While indulging in a little Christmas shopping, I called into H&S Firearms in Sale Victoria to see what Santa might bring me on Christmas morning.

An Outdoor Edge Razor-Lite seemed like a ‘must have’ at a recommended price of $65, even though I already have any number of fixed and folding blade knives with which to gut a trout or dismember a deer. A new knife though is always a lot more exciting that a pack of jocks or another shirt!

It was about then that I noticed a tub of nifty-looking compact knife sharpeners by Smith’s Consumer Products of Hot Springs, Arkansas in the United States. Jeff quoted a cost of $10 and asked that I let him know what I thought of it after giving it a test run. Needless to say, it went into my pocket too.

The sharpener is made of dense yellow plastic with carbide blades for quick edge preparation and then fine ceramic posts for finishing the edge. Both sets of cutters give an edge of around 30 degrees.

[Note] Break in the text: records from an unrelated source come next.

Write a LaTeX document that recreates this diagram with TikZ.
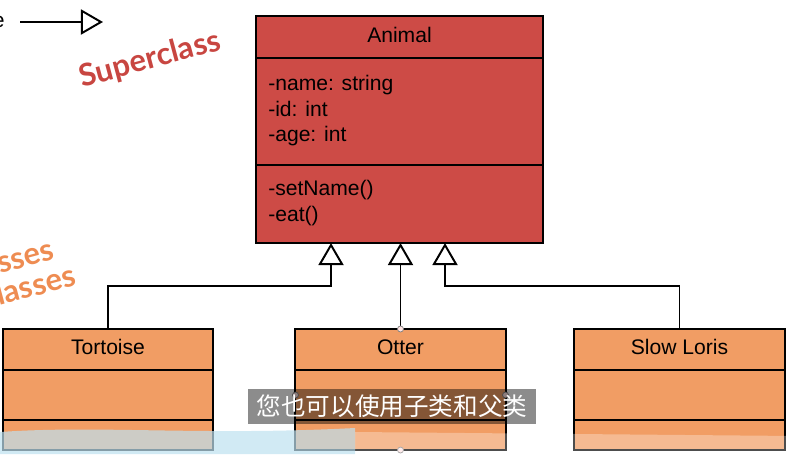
\documentclass[tikz,border=0pt]{standalone}
\usepackage{fontspec}
\setmainfont{Liberation Sans}
\newfontfamily\cjkfont{Noto Sans CJK SC}
\newfontfamily\notefont{Lato}
\usetikzlibrary{positioning,arrows.meta,calc}
\definecolor{animalred}{RGB}{205,75,70}
\definecolor{subclassorange}{RGB}{241,157,100}
\definecolor{superred}{RGB}{200,70,65}
\definecolor{suborange}{RGB}{238,140,82}
\definecolor{washblue}{RGB}{190,225,240}

\begin{document}
\begin{tikzpicture}[
  x=0.025cm, y=-0.025cm,
  every node/.style={font=\fontsize{15}{18.2}\selectfont},
  part/.style={draw=black, line width=1.4pt, rectangle, inner sep=0pt, outer sep=0pt},
  superpart/.style={part, fill=animalred, minimum width=7.175cm},
  subpart/.style={part, fill=subclassorange, minimum width=5.25cm},
  classname/.style={text depth=0.12cm},
  member/.style={anchor=north west, align=left, inner sep=0pt},
  inherit/.style={line width=1.4pt,
    -{Triangle[open, length=0.55cm, width=0.625cm, line width=1.4pt]}},
  note/.style={font=\notefont\bfseries\fontsize{22}{26}\selectfont, rotate=15, inner sep=0pt}
]
  \useasboundingbox (0,0) rectangle (796,454);

  % Oberklasse
  \node[superpart, classname, minimum height=1.05cm, anchor=north] (animal) at (399.5,16) {Animal};
  \node[superpart, minimum height=2.675cm, below=0pt of animal] (animal-attrs) {};
  \node[superpart, minimum height=1.95cm, below=0pt of animal-attrs] (animal-ops) {};
  \node[member] (attr-list) at (268,75) {-name: string\\-id: int\\-age: int};
  \node[member] (op-list) at (268,180) {-setName()\\-eat()};

  % Unterklassen
  \node[subpart, classname, minimum height=1.025cm, anchor=north] (tortoise) at (108,329) {Tortoise};
  \node[subpart, minimum height=1.25cm, below=0pt of tortoise] (tortoise-attrs) {};
  \node[subpart, minimum height=0.75cm, below=0pt of tortoise-attrs] (tortoise-ops) {};

  \node[subpart, classname, minimum height=1.025cm, anchor=north] (otter) at (400.5,329) {Otter};
  \node[subpart, minimum height=1.25cm, below=0pt of otter] (otter-attrs) {};
  \node[subpart, minimum height=0.75cm, below=0pt of otter-attrs] (otter-ops) {};

  \node[subpart, classname, minimum height=1.025cm, anchor=north] (loris) at (679.5,329) {Slow Loris};
  \node[subpart, minimum height=1.25cm, below=0pt of loris] (loris-attrs) {};
  \node[subpart, minimum height=0.75cm, below=0pt of loris-attrs] (loris-ops) {};

  % Vererbungspfeile
  \coordinate (bend-tortoise) at (331,286);
  \coordinate (bend-loris) at (445,286);
  \draw[inherit] (tortoise.north) |- (bend-tortoise) -- (bend-tortoise |- animal-ops.south);
  \draw[inherit] (otter.north) -- (otter.north |- animal-ops.south);
  \draw[inherit] (loris.north) |- (bend-loris) -- (bend-loris |- animal-ops.south);

  % Legende oben links
  \node[anchor=east, inner sep=0pt] (legend-label) at (5,22) {e};
  \coordinate (legend-from) at (20,22);
  \coordinate (legend-to) at (103,22);
  \draw[inherit] (legend-from) -- (legend-to);

  % Notizen
  \node[note, text=superred] (superclass-note) at (150,60) {Superclass};
  \node[note, text=suborange, anchor=base west] (subclass-note) at (0,274) {sses};
  \node[note, text=suborange, anchor=base west] (child-note) at (-1,306) {lasses};

  % Auswahlpunkte
  \foreach \p in {otter.north, otter-attrs.west, otter-attrs.east, otter-ops.south}
    \filldraw[fill=pink!40, draw=gray, line width=0.5pt] (\p) circle (3);

  % Schleier unten
  \fill[washblue, opacity=.7] (0,432) .. controls (100,425) and (200,436) .. (355,428)
    -- (355,454) -- (0,454) -- cycle;
  \fill[white, opacity=.3] (355,432) -- (796,436) -- (796,454) -- (355,454) -- cycle;

  % Untertitel
  \node[fill=black, fill opacity=.45, text opacity=1, text=white, inner sep=0pt,
    minimum width=7.2cm, minimum height=0.875cm,
    font=\cjkfont\fontsize{17.5}{20}\selectfont] (subtitle) at (392,406.5) {您也可以使用子类和父类};
\end{tikzpicture}
\end{document}
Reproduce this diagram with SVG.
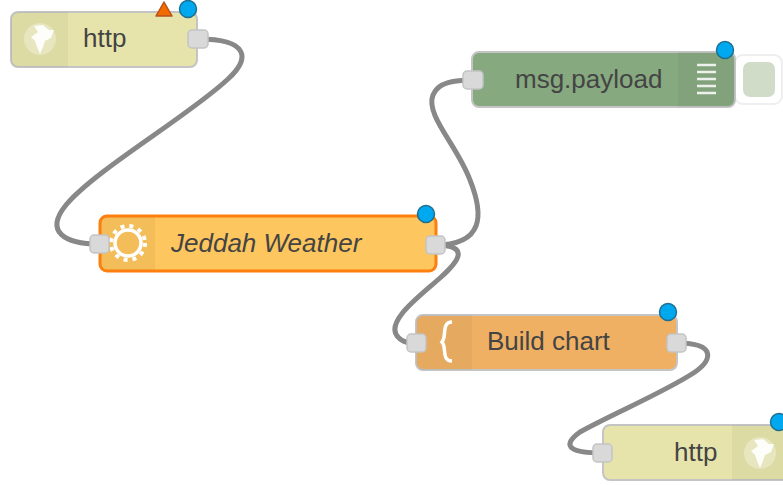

Pulling out my usual go-to knife, a Gerber C425, that had been blunted when taking the back legs and straps off a sambar stag, I gave the sharpener its test run. After a minute the knife edge certainly felt sharper but not sharp enough to shave forearm hair. At this point I decided to see what I could achieve with a more conventional oil stone, steel and leather strop but after ten minutes I really hadn’t made any gain at all — the Gerber still wouldn’t shave arm hair.

My conclusion is that for $10, the Smith’s knife sharpener is a reasonable bit of kit — it is around six centimetres square and weighs about 30 grams (so it won’t load up your day pack) and is robustly constructed, easy to use in the field and will quickly put a serviceable edge back on a sheath or folding-blade knife. Whether it will be long-lasting won’t be known for some time but at $10 you can’t go far wrong!

Made in China like most things these days, this sharpener is distributed in Australia by Zen Imports of Sydney.